A major part of Willow’s significance is that the more qubits Willow uses, the fewer errors the system has. Errors can cause quantum operations to collapse, but instead of errors scaling up with the size of the computer, they are diminished.
In a press release accompanying the announcement, Hartmut Neven, the founder and lead of Google Quantum AI, wrote that “we tested ever-larger arrays of physical qubits, scaling up from a grid of 3×3 encoded qubits, to a grid of 5×5, to a grid of 7×7 — and each time, using our latest advances in quantum error correction, we were able to cut the error rate in half.”
“In other words,” Neven wrote, “we achieved an exponential reduction in the error rate.”

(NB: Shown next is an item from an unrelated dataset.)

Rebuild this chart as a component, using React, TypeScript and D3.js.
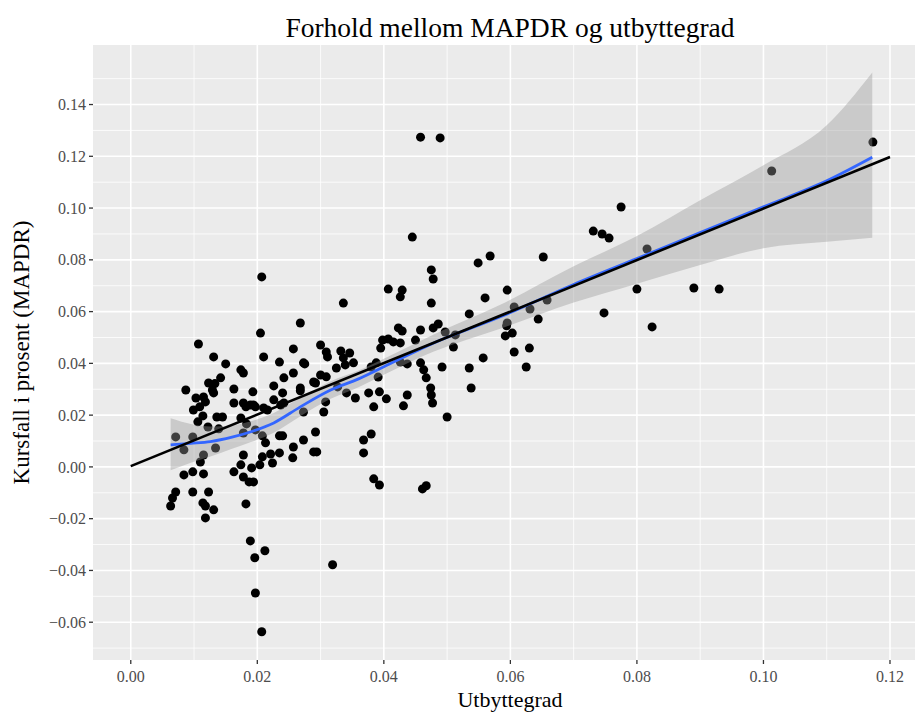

The error reduction is called “below threshold,” and is a watershed moment in the quest to build future quantum computers with even fewer errors. According to a Google release, the Willow system also showed substantive advancements in real-time error correction in the system—which is to say that the computer was mitigating errors that arose while it was working on a problem. Additionally, the qubit arrays were longer-lived than individual physical qubits in the system, indicating error correction was improving the resiliency of the entire quantum chip.
Willow’s performance on the random circuit sampling (RCS) benchmark would take the Frontier supercomputer—the fastest classical supercomputer in the world until last month—10 septillion years, much longer than the lifetime of the universe. To put that progress into scale: In 2019, Google’s Sycamore quantum computer took 200 seconds to solve a problem that would take a supercomputer about 10,000 years to solve, a landmark that allowed Google to declare quantum supremacy.
In July, the quantum computing company Quantinuum announced a 56-qubit system that outperformed the Sycamore processor on one of the benchmarks tested in 2019, called the linear cross entropy benchmark. Now, Google has drawn a new line in the sand. The team used the RCS benchmark, which tests a quantum computer’s ability to beat classical computers in a calculation. Random circuit sampling doesn’t have useful applications, but is a fundamental hurdle for quantum computers as scientists chase commercial, beyond-classical use cases.
“Even if the people on Main Street don’t care, it could still be very interesting,” said John Preskill, the director of Caltech’s Institute for Quantum Information and Matter, in a Google video accompanying the news. “I think the quantum hardware has reached a stage now where it can advance science. We can study very complex quantum systems in a regime we’ve never had access to before.”
“Quantum algorithms have fundamental scaling laws on their side, as we’re seeing with RCS,” Neven said. “There are similar scaling advantages for many foundational computational tasks that are essential for AI. So quantum computation will be indispensable for collecting training data that’s inaccessible to classical machines, training and optimizing certain learning architectures, and modeling systems where quantum effects are important.”
The Google team is now approaching the third milestone in its six-step quantum roadmap towards an error-corrected quantum computer. Neven believes that commercial applications may be three to five years away, instead of multiple decades away. As is the case with a qubit’s actual value, it’s impossible to say for sure—but the Willow result shows that real progress is being made.